What You Need to Know:|
• This book provides a very good, elementary introduction to time zones.
• It is filled with vibrant illustrations that help to deliver the message in an amusing way.
• This picture book is most appropriate for grades 3 to 5.
• Look for the time zone related project at the back of the book.
• Ed Miller, illustrator, organized The Spagheddie Art Group where friends volunteer their time painting murals at
New York City public schools and parks.
• The author refers to texting and instant messaging.
• Time Zones would be an excellent addition to any classroom or library.
If you’ve ever been lost for words explaining why you change the time on your watch when you travel, then this book is for you! It provides all the basics to shed some light on this important subject. Readers will realize that the simple question, “What time is it?”, isn’t really all that simple because the answer depends on where they are. They will learn why time zones were needed, who defined them, how they were determined (back in 1884!), and how they impact our lives today. As a related subject, readers will also touch upon the basic geometry of the circle. You can use Time Zones as a springboard for discussions about travel, history and the role that government plays in all areas of our lives.
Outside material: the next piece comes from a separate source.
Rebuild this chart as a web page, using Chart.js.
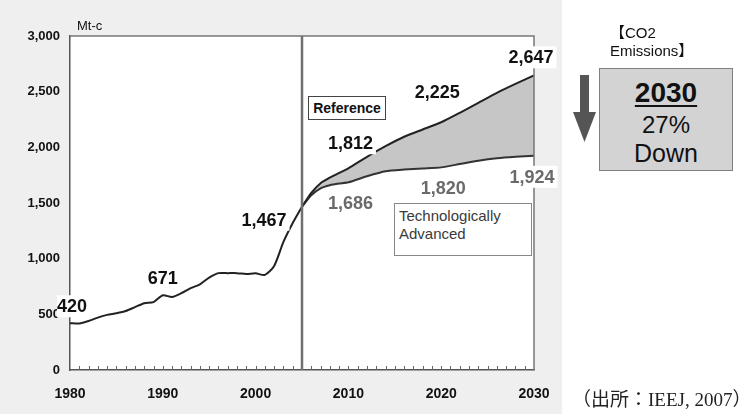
<!DOCTYPE html>
<html>
<head>
<meta charset="utf-8">
<script src="https://cdn.jsdelivr.net/npm/chart.js@4.4.1/dist/chart.umd.min.js"></script>
<style>
    body { margin: 0; background: #fff; font-family: 'Liberation Sans', Arial, sans-serif; }
    #wrap { position: relative; width: 752px; height: 414px; overflow: hidden; }
    #panel { position: absolute; left: 0; top: 0; width: 562px; height: 414px; background: #efefef; }
    #chart { position: absolute; left: 0; top: 0; }
    .box { position: absolute; background: #fff; box-sizing: border-box; }
    #ref-box { left: 308px; top: 96px; width: 78px; height: 24px; border: 1px solid #444;
        font-weight: bold; font-size: 14px; line-height: 22px; text-align: center; color: #111; }
    #tech-box { left: 394px; top: 203px; width: 138px; height: 53px; border: 1px solid #888;
        font-size: 15px; line-height: 18px; padding: 3px 0 0 4px; color: #3a3a3a; }
    #co2-title { position: absolute; left: 610px; top: 24px; font-size: 15px; line-height: 18px; color: #111;
        font-family: 'Liberation Sans', 'Noto Sans CJK JP', sans-serif; }
    #down-box { position: absolute; left: 599px; top: 68px; width: 134px; height: 103px; box-sizing: border-box;
        background: #d3d3d3; border: 1.5px solid #808080; text-align: center; color: #111; }
    #down-box .year { font-weight: bold; font-size: 28px; line-height: 30px; margin-top: 9px;
        text-decoration: underline; text-decoration-thickness: 2px; text-underline-offset: 3px; }
    #down-box .pct { font-size: 24px; line-height: 28px; margin-top: 3px; }
    #down-box .down { font-size: 25px; line-height: 28px; }
    #arrow { position: absolute; left: 570px; top: 72px; }
    #source { position: absolute; left: 572px; top: 389px; font-size: 19px; line-height: 22px; color: #222;
        font-family: 'Liberation Serif', 'Noto Sans CJK JP', serif; white-space: nowrap; }
</style>
</head>
<body>
<div id="wrap">
    <div id="panel"></div>
    <canvas id="chart" width="752" height="414"></canvas>
    <div id="ref-box" class="box">Reference</div>
    <div id="tech-box" class="box">Technologically<br>Advanced</div>
    <div id="co2-title">【CO2<br>Emissions】</div>
    <svg id="arrow" width="30" height="75">
        <rect x="10" y="3" width="9" height="39" fill="#555"/>
        <polygon points="3,40 26,40 14.5,70" fill="#555"/>
    </svg>
    <div id="down-box">
        <div class="year">2030</div>
        <div class="pct">27%</div>
        <div class="down">Down</div>
    </div>
    <div id="source">（出所：IEEJ, 2007）</div>
</div>

<script>
// emissions, Mt-c
const histYears = [1980, 1981, 1982, 1983, 1984, 1985, 1986, 1987, 1988, 1989, 1990, 1991, 1992,
    1993, 1994, 1995, 1996, 1997, 1998, 1999, 2000, 2001, 2002, 2003, 2004, 2005];
const histValues = [420, 418, 440, 470, 495, 510, 530, 565, 600, 610, 671, 656, 690,
    735, 770, 830, 870, 870, 870, 862, 868, 855, 935, 1150, 1320, 1467];

const futureYears = [2005, 2006, 2007, 2008, 2009, 2010, 2012, 2014, 2016, 2018, 2020, 2022, 2024, 2026, 2028, 2030];
const referenceValues = [1467, 1590, 1678, 1728, 1770, 1812, 1915, 2010, 2095, 2160, 2225, 2310, 2400, 2490, 2570, 2647];
const techValues = [1467, 1570, 1632, 1660, 1675, 1686, 1740, 1785, 1800, 1810, 1820, 1850, 1880, 1902, 1915, 1924];

const yTicks = [0, 500, 1000, 1500, 2000, 2500, 3000];
const xTicks = [1980, 1990, 2000, 2010, 2020, 2030];

const splitYear = 2005;
const histLabelYears = [1980, 1990, 2005];
const refLabelYears = [2010, 2020, 2030];
const techLabelYears = [2010, 2020, 2030];

const toPoints = (xs, ys) => xs.map((x, i) => ({ x: x, y: ys[i] }));
const fmt = v => v.toLocaleString('en-US');
const valueAt = (xs, ys, year) => ys[xs.indexOf(year)];

// label offsets from the point they describe (px), plus side padding of the white backing
const labelOffsets = {
    hist: [[2, -17, 0], [0, -17, 3], [-38, 13, 3]],
    ref: [[2, -25, 3], [-4, -30, 3], [-3, -18, 3]],
    tech: [[2, 21, 3], [2, 21, 3], [-2, 21, 3]]
};

const frame = {
    id: 'frame',
    beforeDraw(chart) {
        const { ctx, chartArea: a } = chart;
        ctx.save();
        ctx.fillStyle = '#fff';
        ctx.fillRect(a.left, a.top, a.right - a.left, a.bottom - a.top);
        ctx.restore();
    },
    afterDatasetsDraw(chart) {
        const { ctx, chartArea: a, scales } = chart;
        const x = scales.x;
        ctx.save();
        // top and right edges of the plot
        ctx.strokeStyle = '#777';
        ctx.lineWidth = 1.5;
        ctx.beginPath();
        ctx.moveTo(a.left, a.top);
        ctx.lineTo(a.right, a.top);
        ctx.lineTo(a.right, a.bottom);
        ctx.stroke();

        // small year ticks pointing into the plot
        ctx.strokeStyle = '#666';
        ctx.lineWidth = 1;
        for (let yr = xTicks[0] + 1; yr < xTicks[xTicks.length - 1]; yr++) {
            const px = Math.round(x.getPixelForValue(yr)) + 0.5;
            ctx.beginPath();
            ctx.moveTo(px, a.bottom);
            ctx.lineTo(px, a.bottom - 4);
            ctx.stroke();
        }

        // divider between history and outlook
        const sx = x.getPixelForValue(splitYear);
        ctx.strokeStyle = '#707070';
        ctx.lineWidth = 2.5;
        ctx.beginPath();
        ctx.moveTo(sx, a.top);
        ctx.lineTo(sx, a.bottom);
        ctx.stroke();

        // unit
        ctx.fillStyle = '#111';
        ctx.font = '13px "Liberation Sans", Arial, sans-serif';
        ctx.textAlign = 'left';
        ctx.textBaseline = 'middle';
        ctx.fillText('Mt-c', a.left + 7, a.top - 10);
        ctx.restore();
    },
    afterDraw(chart) {
        const { ctx, scales } = chart;
        const groups = [
            { years: histLabelYears, xs: histYears, ys: histValues, off: labelOffsets.hist, color: '#111' },
            { years: refLabelYears, xs: futureYears, ys: referenceValues, off: labelOffsets.ref, color: '#111' },
            { years: techLabelYears, xs: futureYears, ys: techValues, off: labelOffsets.tech, color: '#6a6a6a' }
        ];
        ctx.save();
        ctx.font = 'bold 18px "Liberation Sans", Arial, sans-serif';
        ctx.textAlign = 'center';
        ctx.textBaseline = 'middle';
        groups.forEach(g => {
            g.years.forEach((yr, i) => {
                const v = valueAt(g.xs, g.ys, yr);
                const text = fmt(v);
                const [dx, dy, pad] = g.off[i];
                const cx = scales.x.getPixelForValue(yr) + dx;
                const cy = scales.y.getPixelForValue(v) + dy;
                const w = ctx.measureText(text).width + pad * 2;
                ctx.fillStyle = '#fff';
                ctx.fillRect(cx - w / 2, cy - 11, w, 22);
                ctx.fillStyle = g.color;
                ctx.fillText(text, cx, cy + 1);
            });
        });
        ctx.restore();
    }
};

const ctx = document.querySelector('#chart').getContext('2d');

new Chart(ctx, {
    type: 'line',
    data: {
        datasets: [
            {
                label: 'History',
                data: toPoints(histYears, histValues),
                borderColor: '#222',
                borderWidth: 2,
                pointRadius: 0,
                tension: 0.25,
                fill: false
            },
            {
                label: 'Reference',
                data: toPoints(futureYears, referenceValues),
                borderColor: '#222',
                borderWidth: 2,
                pointRadius: 0,
                tension: 0.2,
                fill: false
            },
            {
                label: 'Technologically Advanced',
                data: toPoints(futureYears, techValues),
                borderColor: '#333',
                borderWidth: 2,
                pointRadius: 0,
                tension: 0.2,
                fill: { target: 1 },
                backgroundColor: '#c6c6c6'
            }
        ]
    },
    options: {
        responsive: false,
        animation: false,
        devicePixelRatio: 1,
        layout: { padding: { top: 36, right: 218, left: 0, bottom: 0 } },
        plugins: {
            legend: { display: false },
            tooltip: { enabled: false }
        },
        scales: {
            x: {
                type: 'linear',
                min: xTicks[0],
                max: xTicks[xTicks.length - 1],
                afterFit: s => { s.height = 44; },
                afterBuildTicks: s => { s.ticks = xTicks.map(v => ({ value: v })); },
                grid: { display: false, drawTicks: false },
                border: { display: true, color: '#555', width: 1.5 },
                ticks: {
                    padding: 16,
                    color: '#111',
                    font: { family: '"Liberation Sans", Arial, sans-serif', size: 14, weight: 'bold' },
                    callback: v => String(v)
                }
            },
            y: {
                min: yTicks[0],
                max: yTicks[yTicks.length - 1],
                afterFit: s => { s.width = 70; },
                afterBuildTicks: s => { s.ticks = yTicks.map(v => ({ value: v })); },
                grid: { display: false, drawTicks: false },
                border: { display: true, color: '#555', width: 1.5 },
                ticks: {
                    padding: 10,
                    color: '#111',
                    font: { family: '"Liberation Sans", Arial, sans-serif', size: 13, weight: 'bold' },
                    callback: v => fmt(v)
                }
            }
        }
    },
    plugins: [frame]
});
</script>
</body>
</html>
You can also create math problems to go along with the concepts presented.
Because time zones aren’t something that we can actually see, they can be tough to envision. Luckily for us, the illustrations and photos in this book provide us with a great visual representation. Kids will relate to Miller’s computer-generated illustrations, which feel very “current” and are especially engaging. Each page is filled with color, action and even a few silly martians!
Exposing young people to books like this one, encourages them to see beyond their small community to the larger world around them. In addition to a great learning experience, Time Zones can be a fun way to prepare your kids for their next vacation. There's even a time zone-related project at the back of the book. Don’t miss out on an opportunity to review this topic yourself – I know I was reminded of a few things I had forgotten!
David A. Adler
2011, 31 pages
Geography, Government, History, Math, Learning Basics, Non-Fiction, Reference, Science, Travel
• Why do we need time zones?
• If the time change from New York City to London is 5 hours, how many degrees separate the two cities?
• Can you see the Prime Meridian?
• How does the time change affect you when you travel?
• How is it possible to travel to another city and arrive at a time that’s actually earlier than when you left home?
• Why aren’t time zones separated by straight lines?